Bahkan kita tetap bisa membaca meskipun tak pergi ke perpustakaan. Atau bahkan tak memiliki uang untuk membeli buku. Semua sudah serba praktis dan tersedia. Hanya tinggal mau atau tidak...

Pak Ahmad Tohari kelas dua SMA menulis semacam "catatan harian". Berisi tulisan random, seperti esai, cerpen, catatan perjalanan, hingga puisi, yang oleh beliau diksi puisinya masih disebut "mengerikan". Tapi bukan hanya beliau, semua orang juga mestinya pernah punya tulisan yang "mengerikan" untuk dibaca kembali. Serasa jadi Malin Kundang yang tak sudi mengakui bahwa itu adalah tulisan kita sendiri.

Dari proses sederhana itulah beliau belajar mengungkapkan gagasan dan ide ke dalam sebuah tulisan. Walaupun hanya dibaca oleh kawan sekelas. Atau bahkan dibaca oleh pujaan hati, dalam bentuk surat cinta. Nostalgia yang hanya ada di jenjang SMA.

"Dulu saya hanya bisa menikmati keindahan sastra karya pujangga, kemudian saya juga bisa merasakan pula kenikmatan ketika sebuah kalimat indah, anggun, dan menggetarkan bisa saya susun sendiri." Kata beliau.

Beberapa diantara guru-guru sastra beliau adalah Amir Hamzah, Ranggawarsita, dan Chairil Anwar. Sedangkan diantara guru prosanya adalah John Steinbeck, Mochtar Lubis, dan Hamka.

Lulus SMA dan keluar dari fakultas kedokteran, beliau makin sering menulis. Awalnya untuk mengisi waktu dan mengusir "frustasi". Kalau boleh saya katakan, mungkin sebagai media hiburan. Namun aktivitas tersebut merupakan kegiatan sastra pasif. Sebab tulisan-tulisan itu tidak dipublikasikan.

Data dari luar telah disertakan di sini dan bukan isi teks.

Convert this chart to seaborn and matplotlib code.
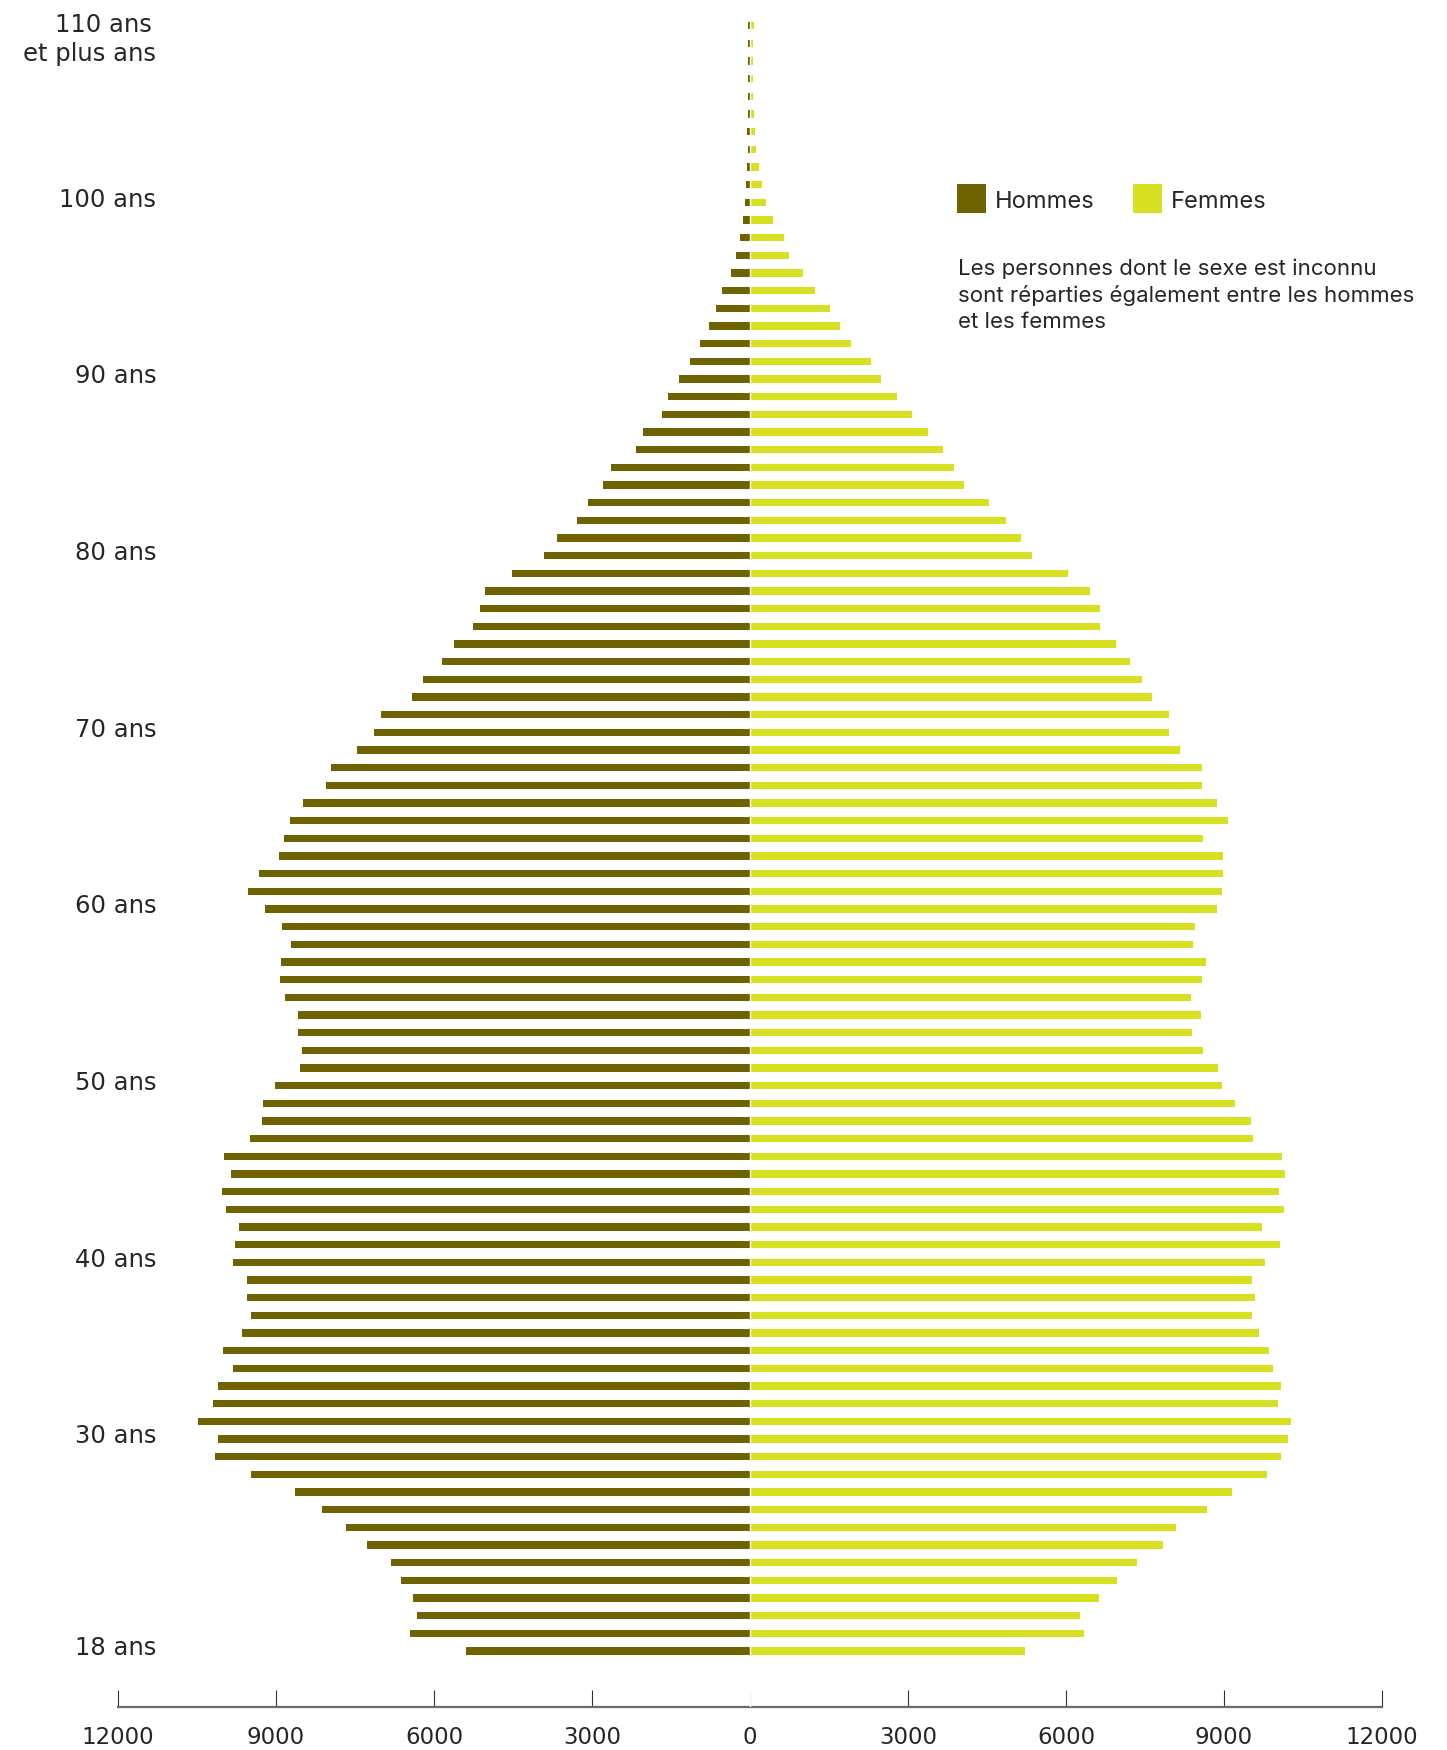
import matplotlib
matplotlib.use("Agg")
import matplotlib.pyplot as plt
import seaborn as sns
import pandas as pd
from matplotlib.patches import Rectangle

# ---------------- data ----------------
ages = list(range(18, 111))
hommes = [5400, 6450, 6330, 6400, 6630, 6820, 7270, 7670, 8120, 8640,
          9470, 10160, 10100, 10480, 10200, 10110, 9820, 10010, 9650, 9480,
          9560, 9560, 9820, 9780, 9710, 9950, 10030, 9860, 9990, 9500,
          9270, 9250, 9010, 8550, 8500, 8590, 8590, 8820, 8930, 8910,
          8710, 8880, 9200, 9540, 9330, 8950, 8840, 8740, 8480, 8060,
          7950, 7460, 7140, 7000, 6420, 6210, 5850, 5620, 5260, 5130,
          5040, 4510, 3920, 3670, 3290, 3070, 2800, 2630, 2160, 2030,
          1670, 1560, 1350, 1140, 950, 780, 640, 530, 370, 260,
          186, 129, 104, 85, 66, 47, 53, 47, 47, 40,
          40, 47, 47]
femmes = [5220, 6340, 6270, 6630, 6960, 7340, 7850, 8080, 8670, 9150,
          9810, 10080, 10210, 10280, 10020, 10090, 9930, 9850, 9660, 9530,
          9590, 9530, 9780, 10060, 9720, 10140, 10040, 10160, 10100, 9550,
          9510, 9210, 8960, 8880, 8600, 8390, 8560, 8370, 8580, 8650,
          8410, 8440, 8860, 8960, 8980, 8980, 8600, 9070, 8860, 8580,
          8580, 8160, 7950, 7950, 7630, 7440, 7210, 6940, 6650, 6650,
          6460, 6040, 5360, 5150, 4860, 4540, 4060, 3870, 3660, 3380,
          3070, 2790, 2480, 2290, 1910, 1700, 1510, 1240, 1000, 740,
          640, 440, 310, 230, 170, 120, 95, 80, 50, 50,
          50, 50, 70]
label_ages = [18, 30, 40, 50, 60, 70, 80, 90, 100]
label_texts = ["18 ans", "30 ans", "40 ans", "50 ans", "60 ans", "70 ans",
               "80 ans", "90 ans", "100 ans"]
top_label = ["110 ans", "et plus ans"]
xticks = [-12000, -9000, -6000, -3000, 0, 3000, 6000, 9000, 12000]
xtick_labels = ["12000", "9000", "6000", "3000", "0", "3000", "6000", "9000", "12000"]
series_names = ["Hommes", "Femmes"]
note = ("Les personnes dont le sexe est inconnu\n"
        "sont réparties également entre les hommes\n"
        "et les femmes")

colors = {"Hommes": "#6E6300", "Femmes": "#D8E022"}
text_color = "#262626"

n = len(ages)
df = pd.DataFrame({
    "age": ages * 2,
    "valeur": [-v for v in hommes] + femmes,
    "sexe": ["Hommes"] * n + ["Femmes"] * n,
})

W, H = 1447, 1750
fig = plt.figure(figsize=(W / 100, H / 100), dpi=100)
fig.patch.set_facecolor("white")
ax = fig.add_axes([118 / W, 43 / H, 1264 / W, 1699 / H])

sns.barplot(data=df, x="valeur", y="age", hue="sexe", orient="h",
            native_scale=True, dodge=False, palette=colors, width=0.43,
            errorbar=None, legend=False, saturation=1, ax=ax, linewidth=0)

ax.axvline(0, color="white", lw=1.0, zorder=5)

ax.set_xlim(-12000, 12000)
ax.set_ylim(14.83, 111.0)
ax.set_yticks([])
ax.set_xlabel("")
ax.set_ylabel("")
ax.set_xticks(xticks)
ax.set_xticklabels(xtick_labels)
for s in ["top", "left", "right"]:
    ax.spines[s].set_visible(False)
ax.spines["bottom"].set_color("#6b6b6b")
ax.spines["bottom"].set_linewidth(1.6)
ax.tick_params(axis="x", direction="in", length=12, width=0.8, color="#333333",
               pad=14, labelsize=16.5, labelcolor=text_color)
ax.set_facecolor("white")

label_font = dict(family="DejaVu Sans", fontsize=17.5, color=text_color)
for a, t in zip(label_ages, label_texts):
    ax.text(-11271, a + 0.16, t, ha="right", va="center", **label_font)
ax.text(-11366, 110 + 0.05, top_label[0], ha="right", va="center", **label_font)
ax.text(-11271, 108.55 - 0.14, top_label[1], ha="right", va="center", **label_font)

# legend
lg_font = dict(family=["Inter", "DejaVu Sans"], color=text_color)
for x_sq, x_tx, name in [(957, 995, series_names[0]), (1133, 1171, series_names[1])]:
    fig.patches.append(Rectangle((x_sq / W, 1 - 213 / H), 29 / W, 29 / H,
                                 transform=fig.transFigure, facecolor=colors[name],
                                 edgecolor="none"))
    fig.text(x_tx / W, 1 - 208.3 / H, name, ha="left", va="baseline",
             fontsize=17, **lg_font)

# note: baseline of the last line (first line baseline ~274 px, line step ~26.7 px)
fig.text(958 / W, 1 - 327.5 / H, note, ha="left", va="baseline", fontsize=16,
         linespacing=1.34, **lg_font)

fig.savefig("out.png", dpi=100, facecolor="white")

Barulah tahun 1971, cerpen beliau berjudul Upacara Kecil terbit di sebuah koran. Warna tulisan cerpen itu dipengaruhi oleh Edgar Allan Poe, serta penulis lain beraliran realisme sosial dari Amerika Latin dan Asia Selatan. Sedangkan idenya adalah pengalaman pribadi saat melewati daerah kumuh di Jakarta.

Tahun-tahun berikutnya masa depan tentang dunia kepenulisan yang oleh beliau dulu dianggap terlalu "gemerlap" untuk dimasuki, justru menjadi sekian dari bagian kehidupan beliau.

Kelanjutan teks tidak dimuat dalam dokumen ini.